Interesting explanation about PEG in down times, Thank you. I still don't know why Wy would have such a higher growth rate statistic than Plumcreek (PCL). Maybe it is foreign exposure, I don't know.
You are comparing a .04 earnings for the quarter. In normal times the PEG is a good indicator. When earnins is in small single digits the PEG can swing wildly. Earnings in a recession can be dramatically down then sky rocket when the industry picks up. .04 earnings is nothing. We all understand the indusry downfall right now. I am buying for two years from now.
If you own WY you may want to hold if you’re down. If you don’t own WY there are other companies with human assets (workers) you can invest in. WY is top heavy, yet continues to bleed. iLevel, SAP and sawmills with no value still stand in their way.

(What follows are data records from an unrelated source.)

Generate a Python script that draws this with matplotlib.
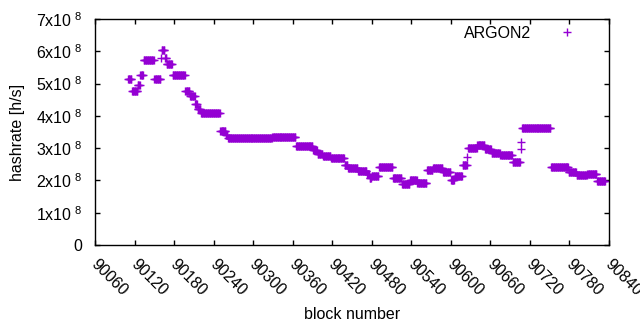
import numpy as np
import matplotlib
matplotlib.use("Agg")
import matplotlib.pyplot as plt
from matplotlib.transforms import ScaledTranslation

plt.rcParams['font.family'] = ['Liberation Sans', 'DejaVu Sans']
plt.rcParams['mathtext.fontset'] = 'custom'
plt.rcParams['mathtext.rm'] = 'Liberation Sans'
plt.rcParams['mathtext.default'] = 'regular'

# Runs of constant hashrate: first block of each run and its value (x1e8 h/s)
run_start = [90110, 90116, 90125, 90129, 90134, 90150, 90160, 90161, 90166, 90169,
             90178, 90197, 90204, 90212, 90216, 90221, 90250, 90259, 90262, 90329,
             90365, 90391, 90398, 90406, 90418, 90439, 90444, 90459, 90473, 90477,
             90480, 90491, 90512, 90526, 90538, 90549, 90564, 90573, 90588, 90600,
             90606, 90618, 90625, 90626, 90640, 90652, 90662, 90675, 90694, 90706,
             90707, 90708, 90752, 90779, 90791, 90807, 90822]
run_value = [5.13, 4.78, 4.95, 5.26, 5.72, 5.13, 5.78, 6.03, 5.78, 5.60,
             5.26, 4.76, 4.60, 4.37, 4.22, 4.08, 3.52, 3.40, 3.30, 3.36,
             3.08, 2.93, 2.83, 2.76, 2.71, 2.48, 2.37, 2.28, 2.21, 2.08,
             2.14, 2.41, 2.07, 1.89, 2.00, 1.91, 2.32, 2.40, 2.25, 2.00,
             2.14, 2.49, 2.73, 3.00, 3.11, 2.97, 2.85, 2.80, 2.58, 2.96,
             3.18, 3.62, 2.41, 2.25, 2.17, 2.19, 1.98]
last_block = 90834

x_ticks = list(range(90060, 90841, 60))
y_ticks = [0, 1e8, 2e8, 3e8, 4e8, 5e8, 6e8, 7e8]
y_ticklabels = ['0'] + [r'$\mathregular{%dx10^{\ 8}}$' % i for i in range(1, 8)]

lengths = np.diff(run_start + [last_block + 1])
blocks = np.arange(run_start[0], last_block + 1)
hashrate = np.repeat(np.array(run_value) * 1e8, lengths)

fig = plt.figure(figsize=(6.4, 3.3), dpi=100)
ax = fig.add_axes([95/640, 85/330, 514/640, 226/330])
ax.plot(blocks, hashrate, linestyle='none', marker='+', ms=6, mew=1.0,
        color='#9400D3', label='ARGON2')

ax.set_xlim(90060, 90840)
ax.set_ylim(0, 7e8)
ax.set_xticks(x_ticks)
ax.set_xticklabels([str(t) for t in x_ticks], rotation=-45, ha='left', va='top',
                   rotation_mode='anchor')
ax.set_yticks(y_ticks)
ax.set_yticklabels(y_ticklabels)
ax.tick_params(direction='in', length=3.5, width=1, top=True, right=True,
               labelsize=11.5, color='black')
ax.tick_params(axis='x', pad=8)
ax.tick_params(axis='y', pad=9)
shift = ScaledTranslation(4/100, 0, fig.dpi_scale_trans)
for lab in ax.get_xticklabels():
    lab.set_transform(lab.get_transform() + shift)
for s in ax.spines.values():
    s.set_linewidth(1)
ax.set_xlabel('block number', fontsize=11.5, labelpad=6)
ax.set_ylabel('hashrate [h/s]', fontsize=11.5, labelpad=8)

leg = ax.legend(loc='upper right', bbox_to_anchor=(0.957, 0.969), frameon=False,
                markerfirst=False, fontsize=11.5, handlelength=2.5,
                handletextpad=1.0, borderaxespad=0, borderpad=0)

fig.savefig('out.png', dpi=100)
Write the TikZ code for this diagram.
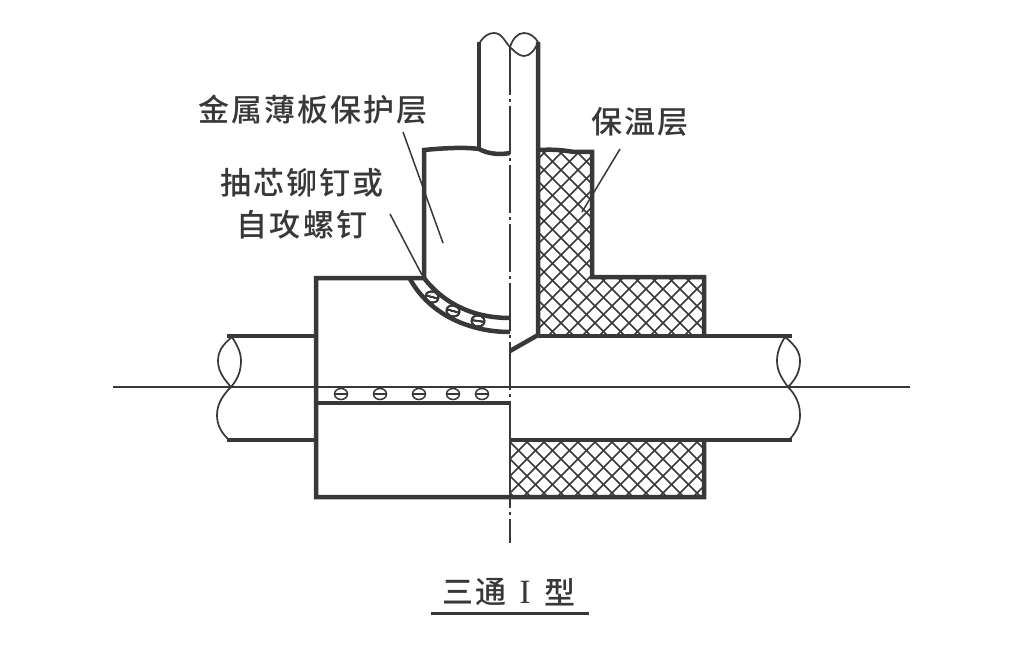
\documentclass[tikz,border=0pt]{standalone}
\usepackage{fontspec}
\setmainfont{Liberation Serif}
\newfontfamily\cjk[LetterSpace=6.5]{Noto Sans CJK SC Medium}
\definecolor{inkgray}{HTML}{383838}
\tikzset{
    wall/.style={inkgray, line width=4.5pt},
    thinline/.style={inkgray, line width=1.7pt},
    hatchline/.style={inkgray, line width=1.7pt},
    axisline/.style={inkgray, line width=1.4pt},
    leaderline/.style={inkgray, line width=1.5pt},
    labeltext/.style={inkgray, inner sep=0pt, font=\fontsize{31}{33}\selectfont\cjk},
    rivet/.style={inkgray, line width=1.5pt}
}
\newcommand{\crosshatch}{
    \foreach \k in {-1003,-986,...,1000} \draw[hatchline] (\k,0) -- (\k+700,700);
    \foreach \k in {0,17,...,1800} \draw[hatchline] (\k,0) -- (\k-700,700);
}
\newcommand{\screwmark}[3]{
    \draw[rivet, rotate around={#3:(#1,#2)}] (#1,#2) ellipse (6.5pt and 5.5pt);
    \draw[rivet, rotate around={#3:(#1,#2)}] (#1-6,#2) -- (#1+6,#2);
}
\begin{document}
\begin{tikzpicture}[x=1pt, y=-1pt]
    \useasboundingbox (0,0) rectangle (1024,647);
    % Labels
    \node[inkgray, inner sep=0pt, font=\fontsize{34}{36}\selectfont\rmfamily] (titletype) at (525,592) {I};
    \node[labeltext] (insullabel) at (640,122) {保温层};
    \node[labeltext] (sheetlabel) at (313,110) {金属薄板保护层};
    \node[labeltext] (rivetlabel) at (302,183) {抽芯铆钉或};
    \node[labeltext] (screwlabel) at (302,225) {自攻螺钉};
    \node[labeltext] (titlelabel) at (475,592) {三通};
    \node[labeltext] (titleform) at (560,592) {型};
    % Insulation hatching
    \begin{scope}
        \clip (538,150) -- (592,152) -- (592,277) -- (704,277) -- (704,335) -- (538,335) -- cycle;
        \crosshatch
    \end{scope}
    \begin{scope}
        \clip (510,440) rectangle (703,497);
        \crosshatch
    \end{scope}
    % Centre lines
    \draw[axisline] (113,387) -- (910,387);
    \draw[axisline, dash pattern=on 48pt off 4pt on 3pt off 4pt] (510,47) -- (510,543);
    \draw[thinline] (510,403) -- (510,497);
    % Vertical branch
    \draw[wall] (479,42) -- (479,149);
    \draw[wall] (538,42) -- (538,335) -- (510,351);
    \draw[thinline] (480,42) .. controls (484,36) and (489,33) .. (494,33) .. controls (502,33) and (505,42) .. (510,47) .. controls (515,52) and (519,56) .. (524,56) .. controls (530,56) and (535,50) .. (538,42);
    \draw[thinline] (510,47) .. controls (513,38) and (518,33) .. (524,33) .. controls (530,33) and (535,37) .. (538,42);
    % Sheet cover, left half
    \draw[wall] (510,153) .. controls (500,155) and (488,154) .. (479,149) .. controls (465,147) and (445,148) .. (424,150) -- (424,278);
    \draw[wall] (510,318) .. controls (475,318) and (445,305) .. (424,278) -- (316,278) -- (316,497) -- (704,497) -- (704,440);
    \draw[wall] (510,332) .. controls (470,332) and (430,315) .. (410,279);
    \draw[wall] (316,403) -- (510,403);
    % Sheet cover, right half
    \draw[wall] (538,150) .. controls (560,149) and (565,151) .. (575,152) -- (592,152) -- (592,277) -- (704,277) -- (704,335);
    % Horizontal run
    \draw[wall] (227,336) -- (316,336);
    \draw[wall] (227,440) -- (316,440);
    \draw[wall] (538,336) -- (792,336);
    \draw[wall] (510,440) -- (792,440);
    % Break marks
    \draw[thinline] (232,337) .. controls (222,345) and (218,352) .. (218,361) .. controls (218,372) and (225,380) .. (231,387) .. controls (237,380) and (241,372) .. (241,361) .. controls (241,352) and (237,345) .. (232,337);
    \draw[thinline] (231,387) .. controls (224,394) and (217,403) .. (217,415) .. controls (217,425) and (221,432) .. (228,439);
    \draw[thinline] (785,337) .. controls (780,345) and (777,352) .. (777,361) .. controls (777,372) and (783,380) .. (788,387) .. controls (795,380) and (800,372) .. (800,361) .. controls (800,352) and (795,345) .. (785,337);
    \draw[thinline] (788,387) .. controls (795,394) and (800,403) .. (800,415) .. controls (800,425) and (796,432) .. (790,439);
    % Rivets
    \foreach \xr in {341,380,419,453,482} \screwmark{\xr}{394}{0}
    \screwmark{432}{297}{-15}
    \screwmark{453}{311}{-15}
    \screwmark{478}{321}{-8}
    % Leaders
    \coordinate (sheettop) at (403,132);
    \coordinate (sheetend) at (443,243);
    \coordinate (rivettop) at (390,214);
    \coordinate (rivetend) at (422,275);
    \coordinate (insultop) at (620,149);
    \coordinate (insulend) at (582,212);
    \coordinate (titleleft) at (431,613);
    \coordinate (titleright) at (589,613);
    \draw[leaderline] (sheettop) -- (sheetend);
    \draw[leaderline] (rivettop) -- (rivetend);
    \draw[leaderline] (insultop) -- (insulend);
    \draw[inkgray, line width=3pt] (titleleft) -- (titleright);
\end{tikzpicture}
\end{document}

Not just "the dividends," but the special stock dividend that was a component of the REIT conversion and had the same effect on the stock price as a stock split. Barron's and their correspondent ignored the massive effect on stock price of the REIT-related stock dividend and trashed WY stockbased on unadjusted price. Regardless of what one thinks of WY's future prospects, what Barron's published was so stupid as to earn them a permanent ticket to the fish-wrapper pile - before reading. (I know. Some of you in the post-print-media era won't get the reference to a newspaper's being good for nothing more than wrapping fish.)
Director (John Kieckhefer) just sold $22 million. I got spooked and rang the register.
I'm not sure why Weyerhaeuser has a 2011 growth rate of 48% and Plumcreek (PCL) is only 5%. If the analysts are correct, then Wy trading at 32X 2011 earnings is much, much cheaper than PCL at 27X 2011 earnings. Has anyone else looked at that???